Maple Sour Cream Bundt Cake with Maple Icing

  •  Maple Sour Cream Bundt Cake with Maple Icing

    There’s something about maple that I can’t stay away from, and I don’t think you should stay away from it either.

    Raised on Quaker Oats’ Maple and Brown Sugar- flavored instant oatmeal, I developed a taste for the sap at an early age.  I admit that my pancakes and waffles were smothered in the synthetic syrup made by none other than Aunt Jemima, instead of the real deal, but you get the point.   (To say that I smothered my pancakes as a kid is an understatement.  I really had a bowl of syrup for breakfast that I’d dip a piece of pancake into every now and then.  Love the syrup-sugar-induced high, first thing in the morning.)

    I have since graduated to the land of (woefully expensive) real maple syrup, as a good Canadian should.  Might I suggest that you purchase Grade B, since it’s darker and a bit stronger?  So much better for baking.

    This recipe is the triple-maple-threat of cakes.  You use maple syrup and maple sugar in the batter, then cover the cake with a thick maple icing.  Yes, it’s worth it to find maple sugar, and yes it’s worth it to fork over the cash for it.  And it should go without saying, but I’ll say it anyway- ditch Auntie J for the real syrup… just in case you were thinking of making a Synthetic Maple Sour Cream Bundt Cake with Synthetic Maple Icing. :)

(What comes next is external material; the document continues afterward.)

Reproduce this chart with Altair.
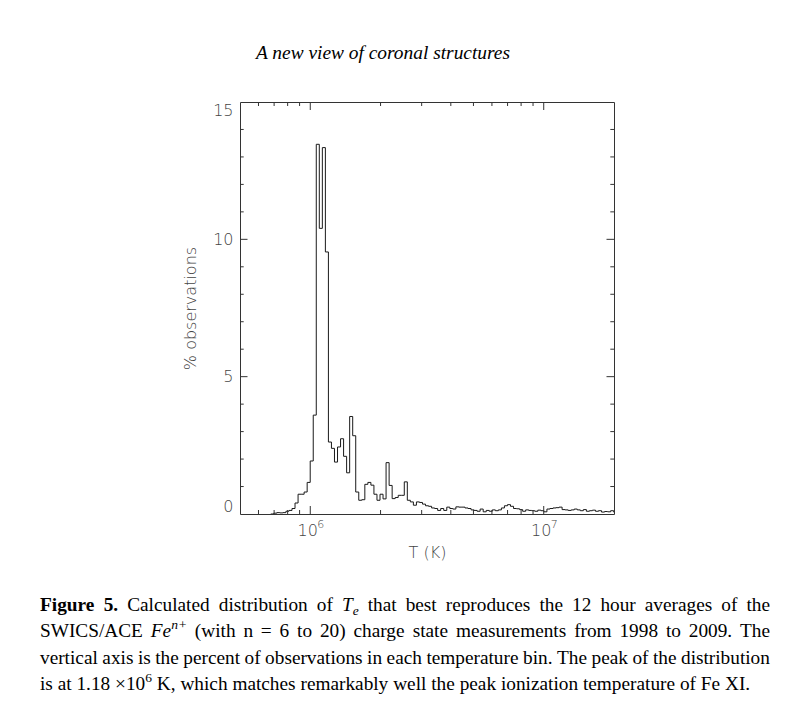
import math
import altair as alt
import pandas as pd

# ---------------- data ----------------
BIN_START_LOG = 6.0257      # log10(T) of the left edge of bin index 0 (tallest bar)
BIN_WIDTH_DEX = 0.013       # bin width in log10(T)
BIN_INDEX_FIRST = -15       # index of the first listed bin
PCT_OBS = [
    0.0, 0.03, 0.05, 0.04, 0.05, 0.1, 0.13, 0.2, 0.4, 0.72, 0.72, 0.8, 1.15, 1.93, 3.6,
    13.46, 10.4, 13.34, 9.54, 2.62, 2.39, 1.89, 2.44, 2.74, 2.1,
    1.5, 3.55, 2.85, 0.8, 0.5, 0.52, 1.08, 1.15, 1.05, 0.72,
    0.5, 0.72, 0.55, 1.87, 1.04, 0.56, 0.6, 0.68, 0.68, 1.17,
    0.5, 0.44, 0.32, 0.44, 0.42, 0.36, 0.3, 0.28, 0.22, 0.2,
    0.13, 0.2, 0.13, 0.25, 0.2, 0.18, 0.26, 0.25, 0.25, 0.22,
    0.2, 0.15, 0.13, 0.1, 0.18, 0.08, 0.13, 0.1, 0.15, 0.12,
    0.15, 0.22, 0.3, 0.34, 0.28, 0.2, 0.19, 0.16, 0.1, 0.15,
    0.13, 0.12, 0.1, 0.14, 0.12, 0.08, 0.18, 0.2, 0.22, 0.23,
    0.25, 0.16, 0.15, 0.13, 0.15, 0.18, 0.15, 0.12, 0.16, 0.1,
    0.12, 0.14, 0.1, 0.12, 0.07, 0.09, 0.08, 0.12, 0.07,
]

X_DOMAIN = [5e5, 2e7]
Y_DOMAIN = [0, 15]
X_MAJOR = [1e6, 1e7]
X_MAJOR_EXP = ["6", "7"]
X_MINOR = [6e5, 7e5, 8e5, 9e5, 2e6, 3e6, 4e6, 5e6, 6e6, 7e6, 8e6, 9e6]
Y_MAJOR = [0, 5, 10, 15]
Y_MINOR = [1, 2, 3, 4, 6, 7, 8, 9, 11, 12, 13, 14]
X_TITLE = "T (K)"
Y_TITLE = "% observations"
HEAD_TITLE = "A new view of coronal structures"

# caption: lines -> tokens -> pieces (text, style)
CAPTION = [
    [[("Figure", "b")], [("5.", "b")], [("Calculated", "r")], [("distribution", "r")], [("of", "r")],
     [("T", "i"), ("e", "isub")], [("that", "r")], [("best", "r")], [("reproduces", "r")], [("the", "r")],
     [("12", "r")], [("hour", "r")], [("averages", "r")], [("of", "r")], [("the", "r")]],
    [[("SWICS/ACE", "r")], [("Fe", "i"), ("n+", "isup")], [("(with", "r")], [("n", "r")], [("=", "r")],
     [("6", "r")], [("to", "r")], [("20)", "r")], [("charge", "r")], [("state", "r")],
     [("measurements", "r")], [("from", "r")], [("1998", "r")], [("to", "r")], [("2009.", "r")], [("The", "r")]],
    [[(w, "r")] for w in "vertical axis is the percent of observations in each temperature bin. The peak of the distribution".split()],
    [[("is", "r")], [("at", "r")], [("1.18", "r")], [("×10", "r"), ("6", "rsup")], [("K,", "r")],
     [("which", "r")], [("matches", "r")], [("remarkably", "r")], [("well", "r")], [("the", "r")],
     [("peak", "r")], [("ionization", "r")], [("temperature", "r")], [("of", "r")], [("Fe", "r")], [("XI.", "r")]],
]
CAPTION_JUSTIFY = [True, True, True, False]

# ---------------- layout ----------------
W, H = 374, 412
PAD_L, PAD_T = 232, 94
ORIGIN_X, ORIGIN_Y = 8 + PAD_L, 8 + PAD_T   # page position of plot-area origin
LINE_COLOR = "#1a1a1a"
AX_COLOR = "#333333"
LABEL_COLOR = "#444444"
LABEL_FONT = "DejaVu Sans"
SERIF = "Liberation Serif"
FS = 19.3
SMALL = 0.7

ppu = H / (Y_DOMAIN[1] - Y_DOMAIN[0])
ppd = W / math.log10(X_DOMAIN[1] / X_DOMAIN[0])

xscale = alt.Scale(type="log", domain=X_DOMAIN, nice=False)
yscale = alt.Scale(domain=Y_DOMAIN, nice=False, zero=False)
XAXIS = alt.Axis(values=X_MAJOR, labelExpr="'10'", labelOffset=-3, ticks=False, domain=False,
                 grid=False, labelFont=LABEL_FONT, labelFontSize=16, labelFontWeight=200,
                 labelColor=LABEL_COLOR, labelPadding=8, title=X_TITLE, titleFont=LABEL_FONT,
                 titleFontSize=16, titleFontWeight=200, titleColor=LABEL_COLOR, titlePadding=6)
YAXIS = alt.Axis(values=Y_MAJOR, ticks=False, domain=False, grid=False, labelFlush=True,
                 labelFont=LABEL_FONT, labelFontSize=16, labelFontWeight=200,
                 labelColor=LABEL_COLOR, labelPadding=7, title=Y_TITLE, titleFont=LABEL_FONT,
                 titleFontSize=16, titleFontWeight=200, titleColor=LABEL_COLOR, titlePadding=14)


def X(field):
    return alt.X(field, type="quantitative", scale=xscale, axis=XAXIS)


def Y(field):
    return alt.Y(field, type="quantitative", scale=yscale, axis=YAXIS)


# ---------------- histogram outline ----------------
n = len(PCT_OBS)
edges = [10 ** (BIN_START_LOG + (BIN_INDEX_FIRST + k) * BIN_WIDTH_DEX) for k in range(n + 1)]
hist = pd.DataFrame({"T": edges, "pct": PCT_OBS + [PCT_OBS[-1]]})

line = alt.Chart(hist).mark_line(
    interpolate="step-after", clip=True, color=LINE_COLOR, strokeWidth=1
).encode(x=X("T"), y=Y("pct"))

# ---------------- inward ticks ----------------
XT_MAJ, XT_MIN, YT_MAJ, YT_MIN = 8.0, 4.0, 7.5, 3.7
rows = []
for vals, ln in ((X_MAJOR, XT_MAJ), (X_MINOR, XT_MIN)):
    for t in vals:
        d = ln / ppu
        rows.append(dict(x1=t, x2=t, y1=Y_DOMAIN[0], y2=Y_DOMAIN[0] + d))
        rows.append(dict(x1=t, x2=t, y1=Y_DOMAIN[1], y2=Y_DOMAIN[1] - d))
for vals, ln in ((Y_MAJOR[1:-1], YT_MAJ), (Y_MINOR, YT_MIN)):
    for v in vals:
        f = 10 ** (ln / ppd)
        rows.append(dict(x1=X_DOMAIN[0], x2=X_DOMAIN[0] * f, y1=v, y2=v))
        rows.append(dict(x1=X_DOMAIN[1], x2=X_DOMAIN[1] / f, y1=v, y2=v))
ticks = alt.Chart(pd.DataFrame(rows)).mark_rule(color=AX_COLOR, strokeWidth=1).encode(
    x=X("x1"), x2="x2:Q", y=Y("y1"), y2="y2:Q",
)


def to_data(px, py):
    """page pixel -> data coordinates of the shared scales"""
    return X_DOMAIN[0] * 10 ** ((px - ORIGIN_X) / ppd), Y_DOMAIN[1] - (py - ORIGIN_Y) / ppu


# exponents of the x tick labels (10^6, 10^7)
exp_rows = []
for t, e in zip(X_MAJOR, X_MAJOR_EXP):
    px = ORIGIN_X + math.log10(t / X_DOMAIN[0]) * ppd + 7
    tx, ty = to_data(px, 527.5)
    exp_rows.append(dict(text=e, tx=tx, ty=ty))
exps = alt.Chart(pd.DataFrame(exp_rows)).mark_text(
    font=LABEL_FONT, fontSize=11, fontWeight=200, color=LABEL_COLOR, align="left", baseline="alphabetic"
).encode(x=X("tx"), y=Y("ty"), text="text:N")

# ---------------- caption text (Times metrics, justified) ----------------
REG_W = {' ': 250, '(': 333, ')': 333, '+': 564, ',': 250, '-': 333, '.': 250, '/': 278, '=': 564, '×': 564}
REG_W.update({d: 500 for d in "0123456789"})
REG_W.update(dict(zip("ABCDEFGHIJKLMNOPQRSTUVWXYZ",
                      [722, 667, 667, 722, 611, 556, 722, 722, 333, 389, 722, 611, 889, 722, 722, 556, 722, 667, 556, 611, 722, 722, 944, 722, 722, 611])))
REG_W.update(dict(zip("abcdefghijklmnopqrstuvwxyz",
                      [444, 500, 444, 500, 444, 333, 500, 500, 278, 278, 500, 278, 778, 500, 500, 500, 500, 333, 389, 278, 500, 500, 722, 500, 500, 444])))
BOLD_W = dict(REG_W)
BOLD_W.update({'F': 611, 'u': 556, 'r': 444})
ITAL_W = dict(REG_W)
ITAL_W.update({'T': 556, 'F': 611, '+': 675})
STYLE_TABLE = {"r": REG_W, "b": BOLD_W, "i": ITAL_W, "isub": ITAL_W, "isup": ITAL_W, "rsup": REG_W}


def pw(text, style):
    sc = SMALL if style in ("isub", "isup", "rsup") else 1.0
    return sum(STYLE_TABLE[style].get(c, 500) for c in text) / 1000.0 * FS * sc


CAP_X0, CAP_X1 = 40, 770
CAP_BASE = [611, 637, 664, 690]
text_rows = []
for li, tokens in enumerate(CAPTION):
    widths = [sum(pw(t, s) for t, s in tok) for tok in tokens]
    if CAPTION_JUSTIFY[li]:
        gap = (CAP_X1 - CAP_X0 - sum(widths)) / (len(tokens) - 1)
    else:
        gap = 0.25 * FS
    x = CAP_X0
    for tok, wd in zip(tokens, widths):
        xx = x
        for t, s in tok:
            dy = 0.0
            if s == "isub":
                dy = 0.2 * FS
            elif s in ("isup", "rsup"):
                dy = -0.4 * FS
            tx, ty = to_data(xx, CAP_BASE[li] + dy)
            text_rows.append(dict(text=t, tx=tx, ty=ty, style=s))
            xx += pw(t, s)
        x += wd + gap
tx, ty = to_data(383, 59)
text_rows.append(dict(text=HEAD_TITLE, tx=tx, ty=ty, style="title"))
tdf = pd.DataFrame(text_rows)

STYLE_PROPS = {
    "r": dict(fontSize=FS, fontStyle="normal", fontWeight="normal", align="left"),
    "b": dict(fontSize=FS, fontStyle="normal", fontWeight="bold", align="left"),
    "i": dict(fontSize=FS, fontStyle="italic", fontWeight="normal", align="left"),
    "isub": dict(fontSize=FS * SMALL, fontStyle="italic", fontWeight="normal", align="left"),
    "isup": dict(fontSize=FS * SMALL, fontStyle="italic", fontWeight="normal", align="left"),
    "rsup": dict(fontSize=FS * SMALL, fontStyle="normal", fontWeight="normal", align="left"),
    "title": dict(fontSize=19.4, fontStyle="italic", fontWeight="normal", align="center"),
}
text_layers = []
for st, props in STYLE_PROPS.items():
    sub = tdf[tdf["style"] == st]
    if len(sub) == 0:
        continue
    text_layers.append(
        alt.Chart(sub).mark_text(font=SERIF, baseline="alphabetic", color="#000", **props).encode(
            x=X("tx"), y=Y("ty"), text="text:N",
        )
    )

chart = alt.layer(line, ticks, exps, *text_layers).properties(
    width=W, height=H,
    autosize=alt.AutoSizeParams(type="none"),
    padding={"left": PAD_L, "top": PAD_T, "right": 176, "bottom": 193},
    background="white",
).configure_view(stroke=AX_COLOR, strokeWidth=1)

chart.save("out.html", embed_options={"renderer": "svg", "actions": False})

    Adapted from the epicurious recipe…

    CAKE

    2 cups all-purpose flour

    2 teaspoons baking powder

    1/2 teaspoon baking soda

    1/2 teaspoon salt

    1 1/3 cups sour cream

    1/4 cup pure maple syrup (Grade B, ideally)

    1/2 cup walnuts or pecans, toasted & chopped

    1/4 cup plus 1 1/3 cups maple sugar

    1/4 teaspoon ground cinnamon

    13 tablespoons butter, cut into pieces, room temperature

    2 large eggs

    2 teaspoons vanilla extract

    MAPLE ICING

    1 1/3 cups powdered confectioners’ sugar

    1 tablespoon pure maple syrup

    1. Preheat oven to 350°.  Butter a 9″ Bundt pan, then spray with nonstick spray.
    2. CAKE:  In a medium bowl, combine flour, baking powder, baking soda, and salt.  In a separate medium bowl, whisk sour cream and maple syrup together.  In a small bowl, mix toasted & cooled walnuts (or pecans), 1/4 cup maple sugar, and cinnamon together.
    3. In a large bowl, beat butter and remaining 1 1/3 cups maple sugar until fluffy (3 minutes or so).  Gradually beat in eggs and vanilla, occasionally stopping to scrape down sides of bowl.  Add flour mixture in 3 additions, alternating with sour cream mixture in 2 additions.
    4. Transfer 2/3 of batter to prepared Bundt pan.  Sprinkle with nut mixture.  Pour remaining batter into pan and smooth surface.
    5. Bake cake until tester inserted near center comes out clean, about 55 minutes.  Cool 20 minutes, then turn cake out onto rack to cool completely.
    6. GLAZE:  In a medium bowl (or a nice big measuring cup with a pourable spout), whisk confectioners’ sugar with maple syrup  until smooth.  Add more sugar or syrup until desired consistency is reached- the thicker the icing, the less it will pool at the bottom of the cake.  Pour icing over cake and allow to chill slightly to set.  Cover and keep at room temperature.

    Tips:

    • Okay, so what if I don’t have maple sugar?  I think you’ll be just fine with light brown sugar and an additional 2 tablespoons of maple syrup in the batter.  But really- get your hands on some maple sugar.  It’s amazing sprinkled on things (oatmeal, yogurt, in your coffee or meatballs- whatever).
    • Why the alternating additions of wet & dry mixtures to the batter?  It has to do with chemistry and coating the flour with fat and activating gluten and other boring words.
    • Toasting nuts totally enhances their flavor.  Throw them on a pan when the overn is preheating, and set your timer for about 8 – 10 minutes.  Be sure to check in on them.  They do burn quickly.  Ahem.
    • Icing comments:  You could go in a few different directions here.  Make the icing runnier and glaze the whole cake, making every bite (with crust) a nice glazy experience.  Or keep thin, like I did here, and when you do get a bite with icing, there’s no mistaking it (and it looks kind of neat how it starts to drip off the edge of the cake and then got too tired and decided to stop).  Or do both- a thin layer of glaze all around, and then a thick layer overtop.  Like a heavy snowfall over an existing dusting of snow.  Only with sugar.  One last note: save a few toasted nuts and sprinkle them on the top of the just-iced cake- it will look nicer.  (Really- sprinkle while the icing is still oozey or the nuts will just fall off.)
    • Be careful to bake this cake properly.  Don’t do what I did, which was to stick the cake tester in 2/3 of the way and say “whoo hoo- it’s done!” and then realize after it had cooled that it so wasn’t done.  Click here to mourn the underbaked cake with me.
    • Serving ideas?  A little whipped cream never hurt anyone.  Or vanilla ice cream.
    • Enjoy!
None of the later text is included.